SAC weight training center receives new equipment, to reopen soon


weightroom

New equipment sits in the Weight Training Center on Dec. 1 in the Student Activity Center.

Following a six-month closure after a historic summer rainstorm, the Student Activity Center Weight Training Center is close to opening for the Spring 2018 semester.

Repairs only cost the university $156,164.

The first wave of custom-ordered workout equipment, such as squat racks and benches, for the weight training center have been installed. While the room itself was promptly renovated with new floors and fresh paint, the workout equipment had yet to arrive to complete the project. 

A majority of the existing equipment was deemed unsafe by various consultants in early August, due to rust that would develop and pathogens that could exist in the porous surfaces of the equipment, such as bench cushions.  

By late August, the process of ordering new equipment had begun. It has been an ongoing project since — overseen by Stan Shingles, assistant vice president of University Recreation.

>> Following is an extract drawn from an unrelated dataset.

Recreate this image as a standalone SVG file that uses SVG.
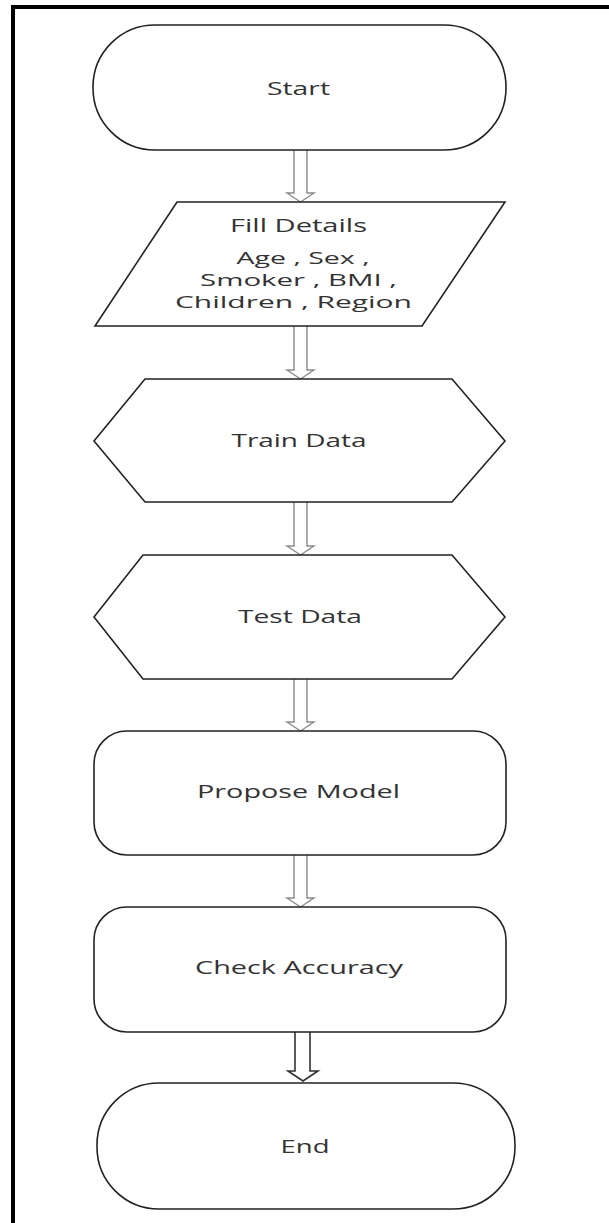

Shingles said the process has taken longer than expected due to the large amount of custom equipment that was ordered, in addition to being place on a waitlist behind other orders. 

"We were hoping that with everything that we were doing that we might be open in October,"  Shingles said. "But based on what we wanted, and needed, that's when we ran into the manufacturing challenges."

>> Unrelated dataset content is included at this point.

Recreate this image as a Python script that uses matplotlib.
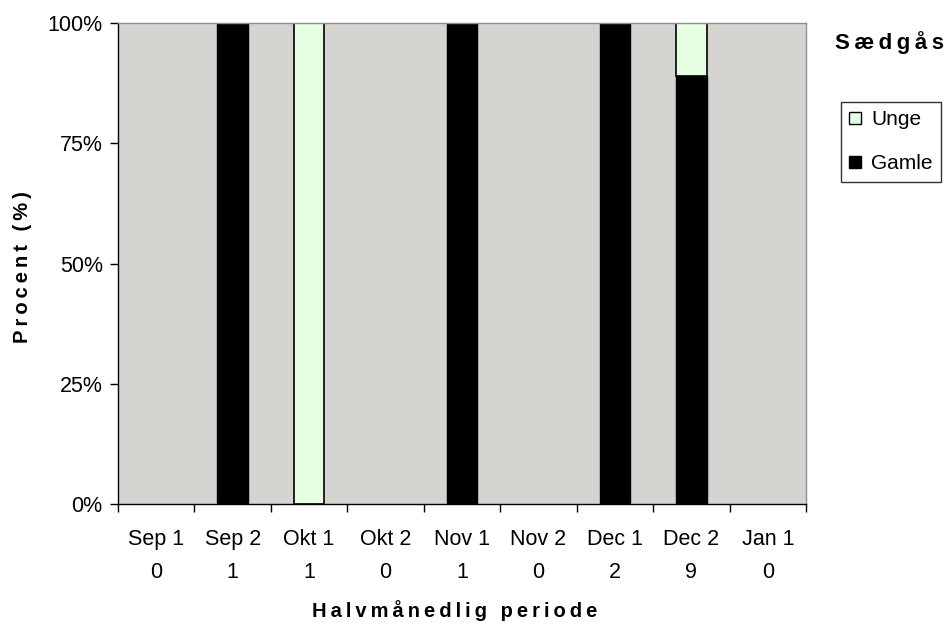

The only items that remain from before the flood are the fans and mirrors on the walls. A wood podium also survived the flooding in good condition and will now stand at the front of the room as a memento of sustainability, Shingles said.

About 30 percent of the new equipment arrived Nov. 27 and was installed by a vendor in Chicago. The rest is expected to be in place within the next two weeks.

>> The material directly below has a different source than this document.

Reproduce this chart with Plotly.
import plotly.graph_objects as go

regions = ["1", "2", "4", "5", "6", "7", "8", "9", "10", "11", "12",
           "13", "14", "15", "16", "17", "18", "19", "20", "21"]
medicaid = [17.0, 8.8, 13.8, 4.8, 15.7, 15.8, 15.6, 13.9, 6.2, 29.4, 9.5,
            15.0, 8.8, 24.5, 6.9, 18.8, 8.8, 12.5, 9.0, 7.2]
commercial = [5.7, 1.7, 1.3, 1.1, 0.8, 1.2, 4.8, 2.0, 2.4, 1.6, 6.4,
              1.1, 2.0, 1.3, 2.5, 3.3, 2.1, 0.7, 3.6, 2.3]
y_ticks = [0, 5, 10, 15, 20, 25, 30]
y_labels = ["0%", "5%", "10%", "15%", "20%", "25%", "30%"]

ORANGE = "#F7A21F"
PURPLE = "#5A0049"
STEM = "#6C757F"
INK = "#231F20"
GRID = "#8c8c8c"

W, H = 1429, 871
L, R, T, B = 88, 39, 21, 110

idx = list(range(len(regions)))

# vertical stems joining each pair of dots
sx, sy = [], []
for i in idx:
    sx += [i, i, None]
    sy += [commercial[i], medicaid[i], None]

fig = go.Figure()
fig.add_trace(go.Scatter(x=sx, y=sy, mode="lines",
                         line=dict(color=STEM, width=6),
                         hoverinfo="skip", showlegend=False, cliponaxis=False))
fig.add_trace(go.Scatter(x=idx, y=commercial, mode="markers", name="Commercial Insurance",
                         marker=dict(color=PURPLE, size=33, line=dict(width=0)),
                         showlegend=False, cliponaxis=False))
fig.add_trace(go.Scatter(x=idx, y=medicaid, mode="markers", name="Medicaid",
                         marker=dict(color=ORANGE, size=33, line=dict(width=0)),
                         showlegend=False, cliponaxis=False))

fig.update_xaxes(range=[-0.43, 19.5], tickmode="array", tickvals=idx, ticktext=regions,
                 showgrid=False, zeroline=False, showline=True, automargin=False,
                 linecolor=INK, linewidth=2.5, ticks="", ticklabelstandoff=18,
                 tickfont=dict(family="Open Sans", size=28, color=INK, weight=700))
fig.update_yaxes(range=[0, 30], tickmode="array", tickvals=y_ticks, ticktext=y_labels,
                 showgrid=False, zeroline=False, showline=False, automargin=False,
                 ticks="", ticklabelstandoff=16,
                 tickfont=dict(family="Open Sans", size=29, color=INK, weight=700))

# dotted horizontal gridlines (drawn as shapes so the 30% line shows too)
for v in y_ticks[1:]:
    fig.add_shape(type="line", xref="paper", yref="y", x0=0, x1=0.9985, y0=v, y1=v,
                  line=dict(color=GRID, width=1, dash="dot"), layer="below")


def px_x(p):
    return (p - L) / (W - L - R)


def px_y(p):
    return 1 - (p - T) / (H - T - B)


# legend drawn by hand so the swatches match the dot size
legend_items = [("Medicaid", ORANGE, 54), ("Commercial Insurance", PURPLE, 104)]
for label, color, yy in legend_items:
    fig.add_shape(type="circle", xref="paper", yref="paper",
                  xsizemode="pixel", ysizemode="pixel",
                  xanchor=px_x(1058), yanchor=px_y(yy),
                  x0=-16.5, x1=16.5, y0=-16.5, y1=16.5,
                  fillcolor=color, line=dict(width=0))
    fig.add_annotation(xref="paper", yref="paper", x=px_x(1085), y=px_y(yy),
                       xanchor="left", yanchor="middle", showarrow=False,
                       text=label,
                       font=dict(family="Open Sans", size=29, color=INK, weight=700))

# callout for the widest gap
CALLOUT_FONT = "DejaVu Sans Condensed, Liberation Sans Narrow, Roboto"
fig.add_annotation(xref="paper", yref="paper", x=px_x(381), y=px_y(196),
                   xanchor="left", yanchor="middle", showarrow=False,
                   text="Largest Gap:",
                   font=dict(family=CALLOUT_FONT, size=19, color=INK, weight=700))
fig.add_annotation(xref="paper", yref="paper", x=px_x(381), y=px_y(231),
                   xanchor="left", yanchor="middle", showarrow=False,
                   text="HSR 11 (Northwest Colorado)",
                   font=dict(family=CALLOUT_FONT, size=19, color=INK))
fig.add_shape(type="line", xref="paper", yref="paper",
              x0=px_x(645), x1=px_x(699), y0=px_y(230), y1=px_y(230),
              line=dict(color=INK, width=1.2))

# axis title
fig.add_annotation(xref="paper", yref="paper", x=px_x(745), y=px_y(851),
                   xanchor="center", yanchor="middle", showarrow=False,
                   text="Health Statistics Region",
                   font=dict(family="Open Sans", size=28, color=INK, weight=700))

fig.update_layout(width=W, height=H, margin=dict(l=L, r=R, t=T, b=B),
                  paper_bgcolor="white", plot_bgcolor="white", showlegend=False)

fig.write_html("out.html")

In the meantime, CMU students have had to adjust their workouts since there is only one workout room available — on the upper floor of the SAC. 

Fenton sophomore Nick Bills now goes to Planet Fitness for his workouts.  

“It was easier to just walk across the street, rather than have to get in the car and drive across town,” Bills said. 

For others, it has meant coming to the SAC at times when the fitness room is less crowded, or changing their workouts altogether based on what equipment is available.  

Dundee junior Jonah Shultz has been eagerly awaiting the reopening of the Weight Training Center. He has since been coming to the SAC in the morning to avoid the large crowd of people in the fitness room.  

“I definitely have to come at a time when there’s less people, because everyone is upstairs now that (the weight room) closed,” Shultz said. “Everyone that would go downstairs is now up here, so it’s double the amount of people.” 

While the exact date of reopening is still uncertain, Shingles and his colleagues are aware what the weight room means to students. They are working to have it open by the start of next year.

“We knew that we were under-resourced in our fitness center from an equipment standpoint, and then the flood came," Shingles said. "And all of a sudden the freshman from 2017 will have a brand-new facility. No other class can say that."